Shane Conlan

No. 58, 56
- Position: Linebacker

Personal information
- Born: March 4, 1964 (age 62) Frewsburg, New York, U.S.
- Listed height: 6 ft 3 in (1.91 m)
- Listed weight: 235 lb (107 kg)

Career information
- High school: Frewsburg
- College: Penn State
- NFL draft: 1987: 1st round, 8th overall pick

Career history

Playing
- Buffalo Bills (1987–1992); Los Angeles / St. Louis Rams (1993–1995);

Operations
- Pittsburgh Power (2013–2014) Vice president of corporate partnerships;

Awards and highlights
- AP NFL Defensive Rookie of The Year (1987); 3× Second-team All-Pro (1987, 1988, 1990); 3× Pro Bowl (1988–1990); PFWA All-Rookie Team (1987); Buffalo Bills 50th Anniversary Team; 2× National champion (1982, 1986); Unanimous All-American (1986); First-team All-American (1985); 2× First-team All-East (1985, 1986); Fiesta Bowl Defensive MVP (1987);

Career NFL statistics
- Tackles: 783
- Sacks: 7
- Forced fumbles: 6
- Fumble recoveries: 5
- Interceptions: 5
- Stats at Pro Football Reference
- College Football Hall of Fame

= Shane Conlan =

American football player and administrator (born 1964)

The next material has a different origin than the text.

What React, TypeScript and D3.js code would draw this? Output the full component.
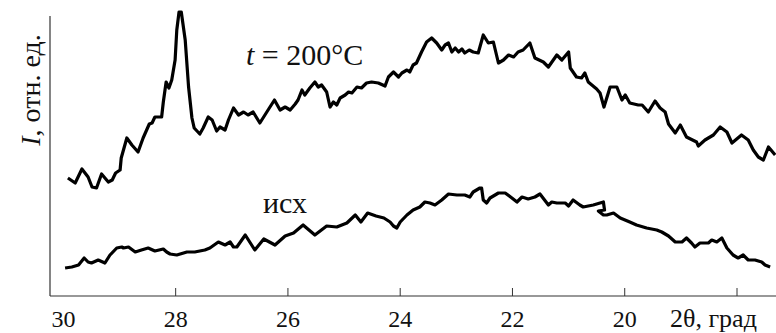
import React from "react";
import * as d3 from "d3";

// 2θ positions (degrees) and intensities (arb. units) of the annealed sample, t = 200 °C
const annealedTheta = [
  29.92, 29.79, 29.67, 29.56, 29.49, 29.41, 29.32, 29.2, 29.13, 29.07, 28.99, 28.97,
  28.87, 28.78, 28.67, 28.58, 28.47, 28.42, 28.37, 28.25, 28.22, 28.17, 28.12, 28.07,
  28.01, 27.98, 27.94, 27.9, 27.83, 27.77, 27.71, 27.67, 27.57, 27.51, 27.42, 27.35,
  27.27, 27.21, 27.12, 27.06, 26.97, 26.88, 26.79, 26.71, 26.62, 26.5, 26.41, 26.32,
  26.24, 26.14, 26.05, 25.96, 25.87, 25.82, 25.75, 25.7, 25.61, 25.52, 25.46, 25.4,
  25.31, 25.25, 25.19, 25.13, 25.07, 24.98, 24.92, 24.86, 24.77, 24.69, 24.6, 24.51,
  24.39, 24.27, 24.21, 24.12, 24.03, 23.97, 23.88, 23.83, 23.77, 23.71, 23.62, 23.53,
  23.44, 23.35, 23.26, 23.2, 23.14, 23.08, 23.02, 22.96, 22.9, 22.85, 22.77, 22.7,
  22.61, 22.52, 22.43, 22.34, 22.25, 22.16, 22.07, 21.98, 21.9, 21.81, 21.69, 21.6,
  21.45, 21.36, 21.21, 21.12, 21.0, 20.97, 20.86, 20.77, 20.71, 20.65, 20.5, 20.44,
  20.37, 20.26, 20.14, 20.05, 19.99, 19.91, 19.76, 19.69, 19.58, 19.46, 19.37, 19.28,
  19.22, 19.1, 19.01, 18.9, 18.72, 18.69, 18.57, 18.42, 18.3, 18.18, 18.09, 17.92,
  17.8, 17.71, 17.62, 17.53, 17.44, 17.32,
];
const annealedI = [
  118, 113, 127, 119, 109, 108, 122, 114, 116, 123, 126, 138,
  158, 151, 144, 158, 172, 173, 179, 179, 194, 214, 208, 216,
  236, 266, 284, 284, 256, 209, 178, 168, 162, 168, 179, 176,
  165, 169, 166, 176, 188, 181, 184, 181, 184, 173, 181, 189,
  196, 186, 189, 186, 192, 196, 206, 201, 208, 214, 209, 211,
  204, 189, 194, 191, 198, 201, 204, 203, 209, 208, 213, 214,
  213, 210, 219, 224, 219, 223, 226, 224, 231, 233, 244, 254,
  258, 253, 246, 251, 253, 244, 248, 244, 247, 243, 246, 244,
  243, 261, 253, 254, 233, 236, 241, 239, 244, 246, 253, 238,
  234, 229, 241, 236, 244, 228, 219, 218, 223, 214, 207, 203,
  189, 209, 209, 196, 201, 193, 191, 191, 184, 195, 188, 184,
  172, 163, 171, 159, 154, 150, 156, 161, 169, 164, 153, 161,
  156, 146, 139, 136, 149, 141,
];

// Initial (as-prepared) sample
const initialTheta = [
  29.97, 29.85, 29.73, 29.63, 29.56, 29.5, 29.38, 29.26, 29.17, 29.05, 28.96, 28.93,
  28.84, 28.72, 28.61, 28.49, 28.37, 28.22, 28.16, 28.1, 27.98, 27.8, 27.66, 27.57,
  27.48, 27.39, 27.24, 27.12, 27.03, 26.97, 26.91, 26.76, 26.59, 26.43, 26.23, 26.05,
  25.9, 25.73, 25.52, 25.31, 25.13, 24.95, 24.8, 24.7, 24.58, 24.43, 24.29, 24.18,
  24.12, 24.06, 24.0, 23.88, 23.77, 23.65, 23.56, 23.47, 23.38, 23.26, 23.14, 22.99,
  22.85, 22.76, 22.7, 22.58, 22.55, 22.52, 22.46, 22.4, 22.25, 22.13, 22.01, 21.92,
  21.83, 21.72, 21.6, 21.51, 21.36, 21.3, 21.21, 21.15, 21.06, 21.0, 20.92, 20.8,
  20.74, 20.56, 20.38, 20.36, 20.47, 20.38, 20.32, 20.2, 20.08, 19.91, 19.79, 19.61,
  19.43, 19.34, 19.22, 19.1, 18.98, 18.9, 18.81, 18.75, 18.66, 18.51, 18.45, 18.36,
  18.27, 18.18, 18.07, 17.98, 17.89, 17.8, 17.68, 17.56, 17.5, 17.41,
];
const initialI = [
  28, 29, 31, 38, 34, 33, 36, 33, 41, 48, 49, 48,
  49, 44, 46, 48, 45, 47, 44, 42, 41, 44, 44, 45,
  46, 48, 54, 51, 54, 49, 49, 61, 46, 57, 51, 60,
  63, 71, 61, 70, 69, 73, 81, 74, 83, 80, 78, 74,
  70, 68, 74, 81, 86, 89, 94, 93, 91, 96, 102, 101,
  101, 99, 104, 108, 108, 96, 93, 98, 103, 103, 98, 94,
  99, 97, 99, 102, 91, 94, 93, 93, 93, 90, 96, 91,
  89, 91, 94, 86, 85, 81, 81, 83, 78, 74, 71, 68,
  66, 64, 60, 54, 54, 58, 53, 49, 53, 53, 56, 54,
  58, 48, 41, 38, 41, 36, 36, 34, 31, 29,
];

const tickMarks = [28, 26, 24, 22, 20, 18];
const tickLabels = [30, 28, 26, 24, 22, 20];

const W = 776;
const H = 333;
const SERIF = "Liberation Serif";

export default function App() {
  const x = d3.scaleLinear().domain([30, 18]).range([63.4, 737]);
  const y = d3.scaleLinear().domain([0, 280]).range([296, 16]);

  const line = d3
    .line<[number, number]>()
    .x((d) => x(d[0]))
    .y((d) => y(d[1]));

  const annealed = annealedTheta.map((t, i) => [t, annealedI[i]] as [number, number]);
  const initial = initialTheta.map((t, i) => [t, initialI[i]] as [number, number]);

  const axisLeft = 50;
  const axisBottom = y(0);
  const txt = { fontFamily: SERIF };

  return (
    <svg
      width={W}
      height={H}
      style={{ position: "fixed", left: 0, top: 0, background: "#fff" }}
    >
      <rect width={W} height={H} fill="#fff" />

      {/* axes */}
      <line x1={axisLeft} x2={axisLeft} y1={y(280)} y2={axisBottom} stroke="#333" strokeWidth={1.2} />
      <line x1={axisLeft} x2={W} y1={axisBottom} y2={axisBottom} stroke="#333" strokeWidth={1.2} />

      {tickMarks.map((t) => (
        <line key={t} x1={x(t)} x2={x(t)} y1={axisBottom - 8} y2={axisBottom} stroke="#333" strokeWidth={1} />
      ))}
      {tickLabels.map((t) => (
        <text key={t} x={x(t)} y={327} textAnchor="middle" fontSize={24} fill="#111" style={txt}>
          {t}
        </text>
      ))}
      <text x={670} y={327} fontSize={26} fill="#111" style={txt}>
        2θ, град
      </text>

      <text
        transform={`translate(40, 90) rotate(-90)`}
        textAnchor="middle"
        fontSize={28}
        fill="#111"
        style={txt}
      >
        <tspan fontStyle="italic">I</tspan>, отн. ед.
      </text>

      {/* curves */}
      <path d={line(annealed) ?? ""} fill="none" stroke="#000" strokeWidth={3.2} strokeLinejoin="round" />
      <path d={line(initial) ?? ""} fill="none" stroke="#000" strokeWidth={3.2} strokeLinejoin="round" />

      <text x={246} y={65} fontSize={30} fill="#111" style={txt}>
        <tspan fontStyle="italic">t</tspan> = 200°C
      </text>
      <text x={263} y={213} fontSize={30} fill="#111" style={txt}>
        исх
      </text>
    </svg>
  );
}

Shane Patrick Conlan (born March 4, 1964) is an American former professional football player who was a linebacker in the National Football League (NFL). He played college football for the Penn State Nittany Lions, winning two national championships in 1982 and 1986, although he was red-shirted prior to the start of the 1982 season and did not play that season. In 1981, prior to his Penn State career and after his senior season at Frewsburg High School in which he played under head coach Thomas Sharp, Conlan was voted Western New York high school Player of the Year. During his career at Penn State, Conlan had 274 tackles, including a school-record 186 solos. He finished his football career as a three-time all-pro with the NFL's Buffalo Bills and the Los Angeles/St. Louis Rams.

==Early life==
Conlan was born and raised in Frewsburg, New York.

==College career==
Conlan capped his junior season at Penn State in the 1985 national championship game in the Orange Bowl against the University of Oklahoma. The finale to his senior year was in the 1986 national championship game versus the University of Miami in the 1987 Fiesta Bowl, Conlan had eight tackles, two interceptions. Most memorably, he returned the second of his two interceptions 38 yards to the Miami 5-yard line to set up D.J. Dozier's game-winning touchdown. With Penn State's 14–10 victory, Conlan's squad completed an undefeated season, securing the 1986 national championship.

As captain, Conlan led the 1986 squad in tackles with 79, including a team-high 63 solo stops. During his final two collegiate seasons (1985 & 1986), he was named an All-American at outside linebacker, making him the sixth two-time All-American at Penn State. He received this honor from NEA in 1985 and from Walter Camp, The Football News, Football Writers, Football Coaches, Associated Press, United Press International, and College and Pro Football Newsweekly in 1986. In addition, Conlan was a 1986 finalist for the prestigious Butkus Award as the nation's top linebacker. He was elected to the College Football Hall of Fame in 2014.

On December 11, 2014, the Big Ten Network included Conlan on "The Mount Rushmore of Penn State Football", as chosen by online fan voting. Conlan was joined in the honor by John Cappelletti, Jack Ham and LaVar Arrington.

==Professional career==
Conlan was selected in the first round with the eighth overall pick by the Buffalo Bills in the 1987 NFL draft. After his rookie season, he was awarded the 1987 NFL Defensive Rookie of the Year by the Associated Press. From 1988 to 1990, Conlan enjoyed three straight trips to the Pro Bowl. Conlan played with the Bills (1987–92), where he played in the first 3 of the Bills Super Bowl teams and the Los Angeles/St. Louis Rams (1993–95) before retiring from the NFL in 1995.

==After football==
Since Conlan's retirement from the NFL, he has worked for Esmark Inc. as the company's Vice President of Commercial Real Estate. In 2013, he was named the Pittsburgh Power's Vice President of Corporate Partnerships.

Conlan has four children, including Patrick (b.1992), a former NCAA division III college quarterback (Hobart University), son Chris (b. 1997), an NCAA division I Wide Receiver (William & Mary), and son Dan (b. 2000), an NCAA division I basketball player (Penn State).